The Peninsula Yangon hotel project, meanwhile, is being built by BYMA, a joint venture between Dragages and Yoma Strategic.

A fractious relationship

It is unclear exactly why Myanma Railways would be concerned about cost or time overruns on Yoma Central given that its main financial interest in the project is an annual lease fee, which it should be paid regardless of when the project is completed. The site will also revert to state ownership when the master lease expires, which could be in another 30 to 50 years.

But Pun has often had a fractious relationship with Myanma Railways over the Yoma Central site, which he first developed in the early 2000s in partnership with a listed Thai firm, Nawarat Patanakarn Public Company Limited.

According to Nawarat Patanakarn’s disclosures to the Stock Exchange of Thailand, their joint venture, Meeyahta International Hotel Limited, entered into a 30-year lease with Myanma Railways in the late 1990s but soon encountered financial problems and stopped making payments to the state enterprise. By December 31, 2010, the debt stood at $19 million, the company said.

In early 2007 the government took steps to cancel the lease because of the debt and the companies’ failure to restore the Burma Railways building, the company said. Later that year Pun accused Nawarat Patanakarn of violating the joint venture agreement and demanded it transfer its 53 percent stake to his company, according to filings.

Nawarat Patanakarn then successfully sued MIHL for unpaid debts of around $14 million and later sold its stake in the company to an undisclosed buyer, it said.

In 2012, Pun announced his plans for Yoma Central, which was then referred to as the Landmark project. After clearing the debt with Myanma Railways and settling with Nawarat Patanakarn, Pun’s privately held company, Serge Pun & Associates, sold 80 percent of the lease for the site to Yoma Strategic for $80 million.

It would take Yoma Strategic almost four years to secure the lease extension it needed to move forward with the project, however. In July 2016, the company signed a new master lease for the site with Myanma Railways, extending the leases on two parcels to 50 years from January 1, 1998, with the possibility of two 10-year extensions.

The 9.5-acre lease encompasses Yoma Central, and is being developed by a joint venture comprising Yoma Strategic (48 percent), FMI (12pc), Japan’s Mitsubishi (30pc), the Asian Development Bank (5pc), and the International Finance Corporation (5pc), which is part of the World Bank Group.

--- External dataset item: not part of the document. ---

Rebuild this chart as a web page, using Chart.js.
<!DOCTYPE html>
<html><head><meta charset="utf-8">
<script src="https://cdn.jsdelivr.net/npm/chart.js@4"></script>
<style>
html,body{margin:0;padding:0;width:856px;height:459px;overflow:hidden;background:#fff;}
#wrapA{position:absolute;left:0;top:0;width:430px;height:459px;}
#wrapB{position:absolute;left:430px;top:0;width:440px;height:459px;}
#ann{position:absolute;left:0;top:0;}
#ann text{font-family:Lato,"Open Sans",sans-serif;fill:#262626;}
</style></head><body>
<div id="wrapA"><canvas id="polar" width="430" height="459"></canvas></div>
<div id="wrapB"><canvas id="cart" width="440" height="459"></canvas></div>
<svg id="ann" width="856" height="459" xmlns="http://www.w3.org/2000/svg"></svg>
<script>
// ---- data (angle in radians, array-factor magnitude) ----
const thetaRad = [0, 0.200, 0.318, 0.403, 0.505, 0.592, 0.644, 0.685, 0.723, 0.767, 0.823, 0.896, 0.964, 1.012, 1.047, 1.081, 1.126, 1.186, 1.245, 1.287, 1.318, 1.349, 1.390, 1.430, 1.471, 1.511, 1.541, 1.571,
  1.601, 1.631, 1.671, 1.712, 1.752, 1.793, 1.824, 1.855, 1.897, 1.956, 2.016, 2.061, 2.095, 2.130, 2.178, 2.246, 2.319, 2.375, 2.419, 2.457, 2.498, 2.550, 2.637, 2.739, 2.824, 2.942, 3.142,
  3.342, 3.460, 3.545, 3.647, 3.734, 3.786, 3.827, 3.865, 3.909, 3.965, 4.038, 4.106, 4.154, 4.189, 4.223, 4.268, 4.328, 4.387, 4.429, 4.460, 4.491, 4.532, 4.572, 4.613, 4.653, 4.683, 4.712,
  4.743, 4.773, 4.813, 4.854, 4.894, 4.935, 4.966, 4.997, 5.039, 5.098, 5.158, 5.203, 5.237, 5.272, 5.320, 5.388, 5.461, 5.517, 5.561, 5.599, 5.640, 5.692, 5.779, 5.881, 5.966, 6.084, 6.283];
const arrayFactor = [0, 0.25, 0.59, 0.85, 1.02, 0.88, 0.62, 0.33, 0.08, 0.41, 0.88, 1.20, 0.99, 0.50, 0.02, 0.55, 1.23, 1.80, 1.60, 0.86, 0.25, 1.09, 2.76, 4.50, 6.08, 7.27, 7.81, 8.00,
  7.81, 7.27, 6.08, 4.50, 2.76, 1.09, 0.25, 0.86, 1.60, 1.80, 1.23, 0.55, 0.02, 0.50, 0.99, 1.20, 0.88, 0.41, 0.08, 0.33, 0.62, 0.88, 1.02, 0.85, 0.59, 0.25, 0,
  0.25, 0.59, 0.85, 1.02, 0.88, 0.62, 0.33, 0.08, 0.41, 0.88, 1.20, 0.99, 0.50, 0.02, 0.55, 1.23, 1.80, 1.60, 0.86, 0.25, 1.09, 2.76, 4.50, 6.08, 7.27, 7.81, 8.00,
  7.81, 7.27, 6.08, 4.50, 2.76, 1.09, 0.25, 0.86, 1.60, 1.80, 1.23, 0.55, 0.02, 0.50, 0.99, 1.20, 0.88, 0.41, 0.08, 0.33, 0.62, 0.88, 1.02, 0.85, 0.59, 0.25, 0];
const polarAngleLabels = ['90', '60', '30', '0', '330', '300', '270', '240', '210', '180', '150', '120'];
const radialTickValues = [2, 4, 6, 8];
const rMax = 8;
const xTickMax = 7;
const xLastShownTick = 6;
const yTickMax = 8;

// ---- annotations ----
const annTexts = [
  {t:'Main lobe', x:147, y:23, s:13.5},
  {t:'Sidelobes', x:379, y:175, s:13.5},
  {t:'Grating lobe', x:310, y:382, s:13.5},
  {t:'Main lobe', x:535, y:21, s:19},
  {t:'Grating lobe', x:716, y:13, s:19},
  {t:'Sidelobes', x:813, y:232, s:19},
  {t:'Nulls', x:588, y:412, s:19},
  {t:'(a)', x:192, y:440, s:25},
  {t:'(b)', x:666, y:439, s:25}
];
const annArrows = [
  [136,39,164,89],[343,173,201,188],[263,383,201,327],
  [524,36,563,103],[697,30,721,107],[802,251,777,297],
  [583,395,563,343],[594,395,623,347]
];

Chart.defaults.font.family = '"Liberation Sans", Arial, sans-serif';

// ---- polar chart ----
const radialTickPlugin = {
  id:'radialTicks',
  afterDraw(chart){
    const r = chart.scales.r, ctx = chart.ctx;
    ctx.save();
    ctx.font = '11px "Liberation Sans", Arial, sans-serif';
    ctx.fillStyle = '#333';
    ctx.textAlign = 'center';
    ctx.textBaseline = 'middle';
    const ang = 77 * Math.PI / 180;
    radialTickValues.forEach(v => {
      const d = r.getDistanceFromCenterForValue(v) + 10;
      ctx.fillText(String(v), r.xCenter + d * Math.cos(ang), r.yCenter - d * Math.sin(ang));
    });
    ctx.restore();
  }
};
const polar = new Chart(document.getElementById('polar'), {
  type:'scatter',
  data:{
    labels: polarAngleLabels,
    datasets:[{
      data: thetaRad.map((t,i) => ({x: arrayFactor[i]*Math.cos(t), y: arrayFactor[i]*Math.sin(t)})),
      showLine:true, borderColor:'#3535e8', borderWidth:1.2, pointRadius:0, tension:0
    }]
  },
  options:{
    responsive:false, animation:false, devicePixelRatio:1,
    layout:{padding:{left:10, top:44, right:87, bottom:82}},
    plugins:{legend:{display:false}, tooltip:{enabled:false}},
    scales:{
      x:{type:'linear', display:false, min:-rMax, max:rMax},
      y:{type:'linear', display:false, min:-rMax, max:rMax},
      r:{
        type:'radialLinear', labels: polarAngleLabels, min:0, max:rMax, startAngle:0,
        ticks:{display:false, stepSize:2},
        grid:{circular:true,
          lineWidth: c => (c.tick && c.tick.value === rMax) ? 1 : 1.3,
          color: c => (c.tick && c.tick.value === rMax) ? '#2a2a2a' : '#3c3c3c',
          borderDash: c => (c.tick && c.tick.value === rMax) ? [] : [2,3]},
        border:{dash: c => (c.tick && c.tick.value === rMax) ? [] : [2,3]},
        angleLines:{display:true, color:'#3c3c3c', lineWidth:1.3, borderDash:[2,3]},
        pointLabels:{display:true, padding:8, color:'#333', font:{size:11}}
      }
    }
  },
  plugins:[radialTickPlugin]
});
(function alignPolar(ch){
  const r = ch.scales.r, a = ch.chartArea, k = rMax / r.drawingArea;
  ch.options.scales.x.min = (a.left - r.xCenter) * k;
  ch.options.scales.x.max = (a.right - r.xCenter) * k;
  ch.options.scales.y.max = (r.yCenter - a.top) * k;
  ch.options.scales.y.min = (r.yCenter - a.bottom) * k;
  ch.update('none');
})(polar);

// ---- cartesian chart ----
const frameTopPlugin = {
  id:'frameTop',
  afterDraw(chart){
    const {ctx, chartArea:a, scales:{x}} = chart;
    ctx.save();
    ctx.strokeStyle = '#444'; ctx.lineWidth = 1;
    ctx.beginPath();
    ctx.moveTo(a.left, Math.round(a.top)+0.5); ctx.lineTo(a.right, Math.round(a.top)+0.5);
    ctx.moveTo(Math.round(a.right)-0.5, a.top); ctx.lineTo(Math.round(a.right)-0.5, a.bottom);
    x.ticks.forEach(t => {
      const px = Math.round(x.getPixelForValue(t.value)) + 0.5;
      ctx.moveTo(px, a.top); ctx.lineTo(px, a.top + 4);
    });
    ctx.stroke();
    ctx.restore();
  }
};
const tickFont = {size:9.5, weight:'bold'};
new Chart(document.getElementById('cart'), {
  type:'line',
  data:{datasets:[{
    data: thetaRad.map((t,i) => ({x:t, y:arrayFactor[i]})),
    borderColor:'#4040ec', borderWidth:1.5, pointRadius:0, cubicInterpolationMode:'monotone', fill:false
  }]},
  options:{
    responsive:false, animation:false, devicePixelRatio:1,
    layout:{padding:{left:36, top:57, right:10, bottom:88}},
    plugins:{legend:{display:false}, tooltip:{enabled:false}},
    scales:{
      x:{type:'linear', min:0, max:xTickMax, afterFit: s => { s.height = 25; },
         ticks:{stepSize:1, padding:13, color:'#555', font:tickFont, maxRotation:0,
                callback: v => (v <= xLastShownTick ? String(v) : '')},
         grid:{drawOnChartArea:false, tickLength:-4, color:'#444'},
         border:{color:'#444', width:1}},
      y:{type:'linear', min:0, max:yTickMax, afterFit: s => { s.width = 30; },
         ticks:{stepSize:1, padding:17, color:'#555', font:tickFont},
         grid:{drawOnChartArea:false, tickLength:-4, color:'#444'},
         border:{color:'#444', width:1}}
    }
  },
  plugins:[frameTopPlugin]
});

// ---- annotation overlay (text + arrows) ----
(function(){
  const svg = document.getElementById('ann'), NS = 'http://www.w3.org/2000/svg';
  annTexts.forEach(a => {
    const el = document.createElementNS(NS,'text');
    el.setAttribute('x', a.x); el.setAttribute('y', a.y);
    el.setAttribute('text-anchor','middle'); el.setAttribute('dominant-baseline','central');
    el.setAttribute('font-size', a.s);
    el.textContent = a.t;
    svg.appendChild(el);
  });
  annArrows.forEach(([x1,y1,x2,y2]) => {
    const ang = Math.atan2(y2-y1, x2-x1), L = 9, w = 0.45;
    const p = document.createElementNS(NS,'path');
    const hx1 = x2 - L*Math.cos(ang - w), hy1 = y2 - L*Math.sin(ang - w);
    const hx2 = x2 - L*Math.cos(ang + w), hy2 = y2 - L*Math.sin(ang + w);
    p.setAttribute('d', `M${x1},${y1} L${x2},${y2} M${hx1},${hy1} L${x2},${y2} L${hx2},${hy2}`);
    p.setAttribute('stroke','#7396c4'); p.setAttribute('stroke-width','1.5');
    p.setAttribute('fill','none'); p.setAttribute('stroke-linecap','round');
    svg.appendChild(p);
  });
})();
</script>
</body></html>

Competing views on heritage

Daw Moe Moe Lwin of Yangon Heritage Trust. (Thuya Zaw | Frontier)

There has been disquiet among heritage advocates about the way Yoma Strategic and its partners have approached the restoration of the Burma Railways building.

The building has been included on a Yangon City Development Committee heritage list since 1996 and cannot be modified or demolished without approval.

The project has resulted in the interior of the building being gutted, leaving only the façade. In July 2018, part of an exterior wall collapsed, leaving an open section facing the railway lines to the north.

Daw Moe Moe Lwin from Yangon Heritage Trust said she was upset at the “demolition” of the heritage structure.

Under the previous government, YHT had advised the developers to turn the building into a shopping centre or art gallery rather than a hotel to “avoid damaging the original structure”, she said.

“The company ignored our suggestions … removing the inside of the building is not heritage conservation,” she said. “The inside is important – the building was used as a place to manage the railways. It has historical significance.”

Sawyer said the developer only became aware “in recent times” that YHT did not support the hotel project. He noted that the lease required construction of a hotel and said the company’s plan all along had been to remove the inside of the original building and leave only the façade. This was necessary because the building was in an “extremely poor condition and was unfit for safe use”.

“As an international company we must ensure the safest environment possible for our guests, staff and the general public. This includes earthquake protection amongst many others,” he said.

“Furthermore, the building was an office building and therefore not suited to luxury hotel accommodation without significant changes.”

Before work began on the project, the façade and interior were measured and recorded, and all removable heritage features, such as teak doors and windows and cast iron elements – including canopies that framed the windows – were carefully removed, labelled and stored for restoration.

“Internal laterite and brickwork was also carefully dismantled piece-by-piece, cleaned and stored for eventual reconstruction. Retention frames were then erected to maintain the heritage laterite and brick façade,” Sawyer said.

A new reinforced concrete structure is being built inside the exterior façade, after which the interior façade will be rebuilt using as many of the reclaimed bricks as possible, he said.

The wall collapse occurred after heavy rain, said Sawyer, who added that “some parts of the building remain weak”.

Moe Moe Lwin said the process reflected differences in attitude between YHT and the developers about heritage conservation.

“They have a different view – that it is about the individual pieces,” she said. “But our view is that the integrity and authenticity of the structure is important.”

Aung Win from Myanma Railways said the decision to hire consultants to monitor the project was not related to any concerns over heritage conservation.

“I’m not concerned about the wall falling down or the renovation work,” he said. “Peninsula is very experienced at restoration. I believe they’ll ensure the best outcome for this heritage building.

“The building is so old. If the project didn’t happen, it would just be empty – we couldn’t even use it as our office. Over time it would suffer more damage and eventually become dangerous.”

Update, November 2: This article has been amended to clarify that the PASC will advise on both the Peninsula Yangon and Yoma Central sites.